— Begin Data section —
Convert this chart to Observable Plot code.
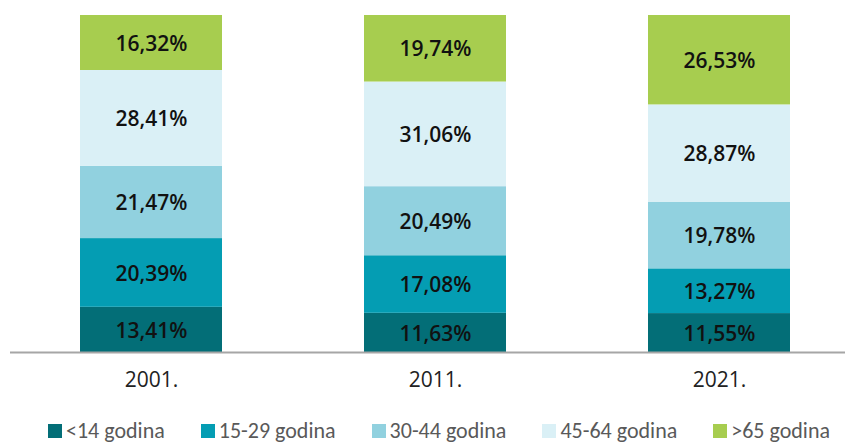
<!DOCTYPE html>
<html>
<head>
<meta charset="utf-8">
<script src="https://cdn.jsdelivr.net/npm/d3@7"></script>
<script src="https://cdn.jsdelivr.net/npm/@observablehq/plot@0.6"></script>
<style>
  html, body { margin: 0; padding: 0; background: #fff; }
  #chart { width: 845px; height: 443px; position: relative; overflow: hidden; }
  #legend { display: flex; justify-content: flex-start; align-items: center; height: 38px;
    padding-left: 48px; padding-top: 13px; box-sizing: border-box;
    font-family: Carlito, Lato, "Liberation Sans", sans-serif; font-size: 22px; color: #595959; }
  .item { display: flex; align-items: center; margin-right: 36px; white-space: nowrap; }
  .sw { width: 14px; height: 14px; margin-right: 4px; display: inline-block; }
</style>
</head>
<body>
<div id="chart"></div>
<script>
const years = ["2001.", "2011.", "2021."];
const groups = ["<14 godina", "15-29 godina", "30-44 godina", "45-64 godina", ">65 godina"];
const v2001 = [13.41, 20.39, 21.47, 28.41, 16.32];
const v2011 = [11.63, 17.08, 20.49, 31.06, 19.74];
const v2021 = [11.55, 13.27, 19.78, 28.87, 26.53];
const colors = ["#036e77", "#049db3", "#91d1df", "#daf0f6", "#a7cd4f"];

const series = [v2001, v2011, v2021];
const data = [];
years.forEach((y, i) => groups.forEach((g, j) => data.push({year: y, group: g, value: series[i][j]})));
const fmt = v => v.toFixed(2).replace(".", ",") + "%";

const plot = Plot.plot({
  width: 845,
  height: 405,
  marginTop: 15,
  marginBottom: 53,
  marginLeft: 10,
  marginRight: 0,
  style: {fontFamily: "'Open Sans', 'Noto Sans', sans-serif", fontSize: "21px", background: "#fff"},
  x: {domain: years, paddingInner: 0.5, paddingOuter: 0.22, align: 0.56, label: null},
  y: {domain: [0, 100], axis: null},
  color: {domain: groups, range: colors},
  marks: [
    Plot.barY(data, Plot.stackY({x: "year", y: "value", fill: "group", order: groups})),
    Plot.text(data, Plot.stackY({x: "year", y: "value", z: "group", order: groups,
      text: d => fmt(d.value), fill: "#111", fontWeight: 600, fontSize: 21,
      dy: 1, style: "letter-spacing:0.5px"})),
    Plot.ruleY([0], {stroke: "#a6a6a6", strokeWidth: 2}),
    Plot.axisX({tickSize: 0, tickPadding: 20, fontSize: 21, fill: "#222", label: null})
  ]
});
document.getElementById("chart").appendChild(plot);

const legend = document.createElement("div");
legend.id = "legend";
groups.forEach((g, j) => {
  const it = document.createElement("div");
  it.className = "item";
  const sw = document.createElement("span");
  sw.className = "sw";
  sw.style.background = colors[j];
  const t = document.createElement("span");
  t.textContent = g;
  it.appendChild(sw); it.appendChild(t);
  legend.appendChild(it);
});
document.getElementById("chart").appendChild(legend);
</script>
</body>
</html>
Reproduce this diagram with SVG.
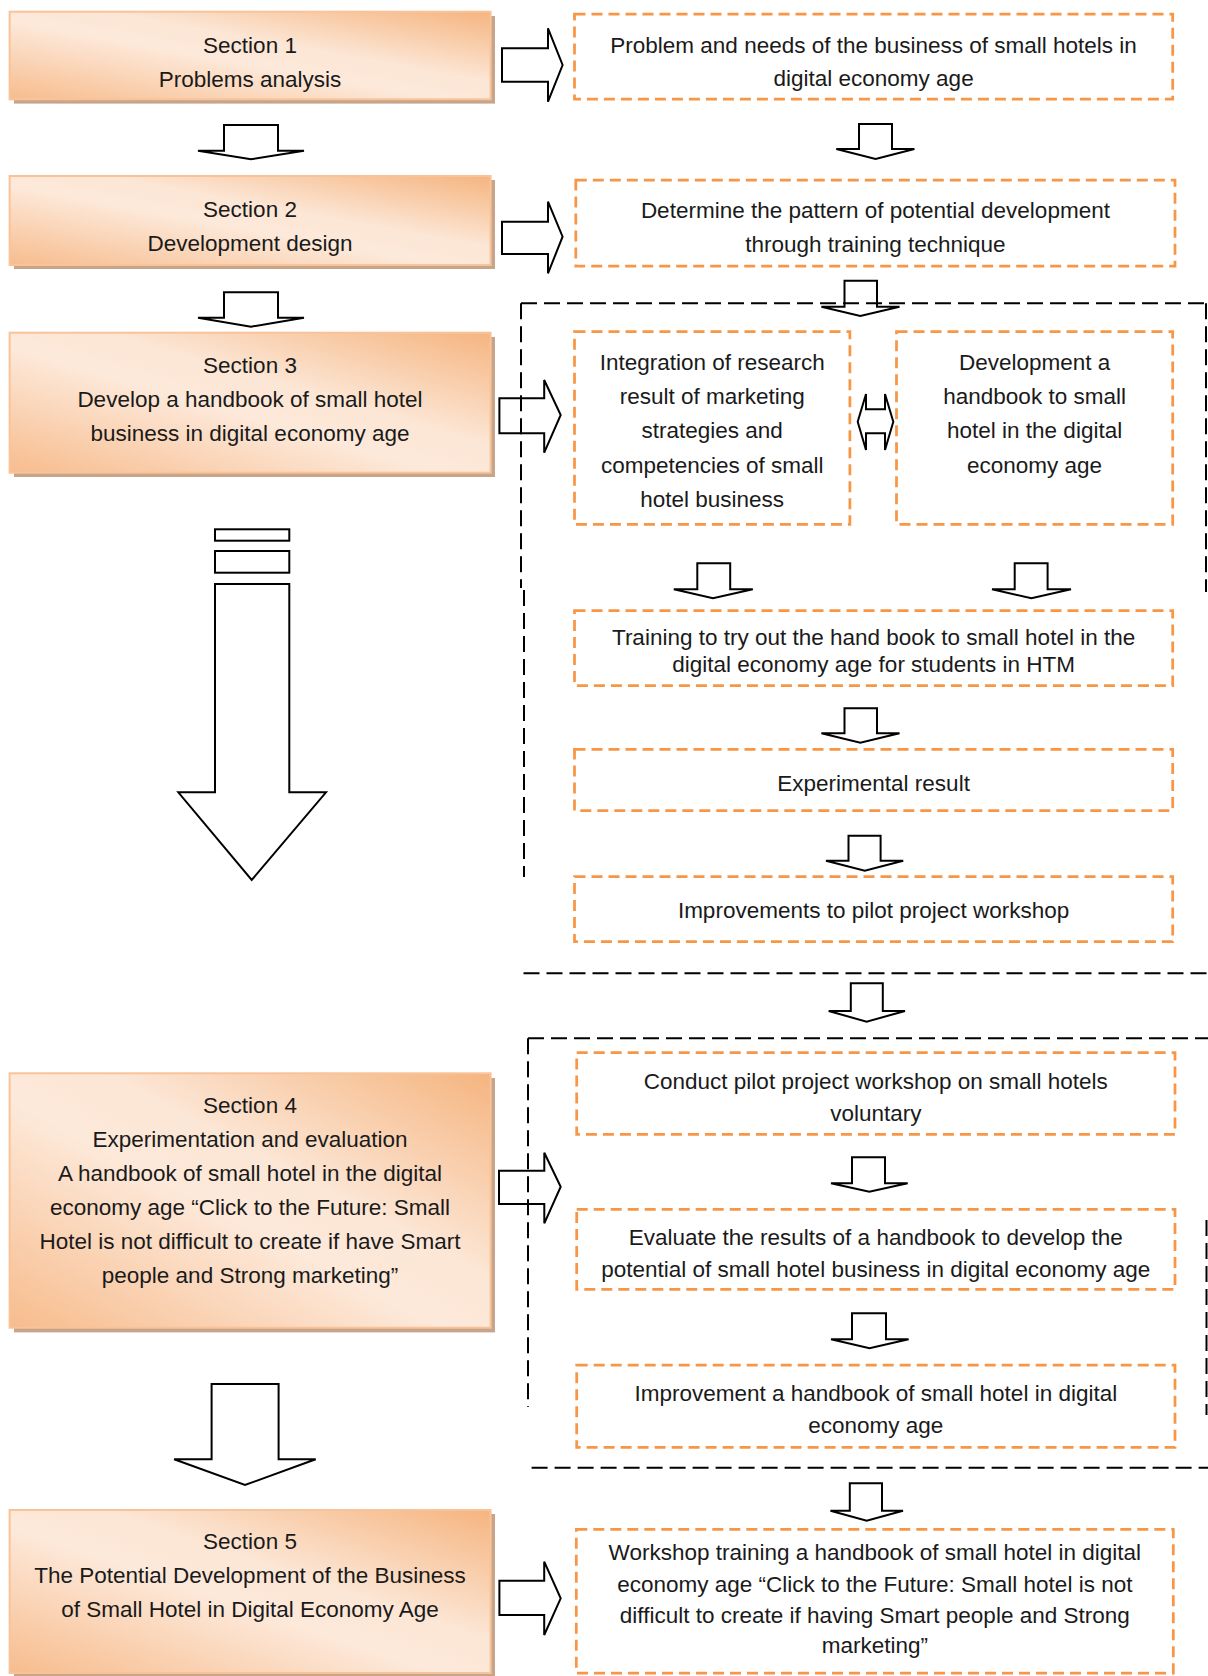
— End Data section —
Exercise aim: Using the listing, copy every line where the word "chart" shows up.

In response:
Convert this chart to Observable Plot code.
  #chart { width: 845px; height: 443px; position: relative; overflow: hidden; }
<div id="chart"></div>
document.getElementById("chart").appendChild(plot);
document.getElementById("chart").appendChild(legend);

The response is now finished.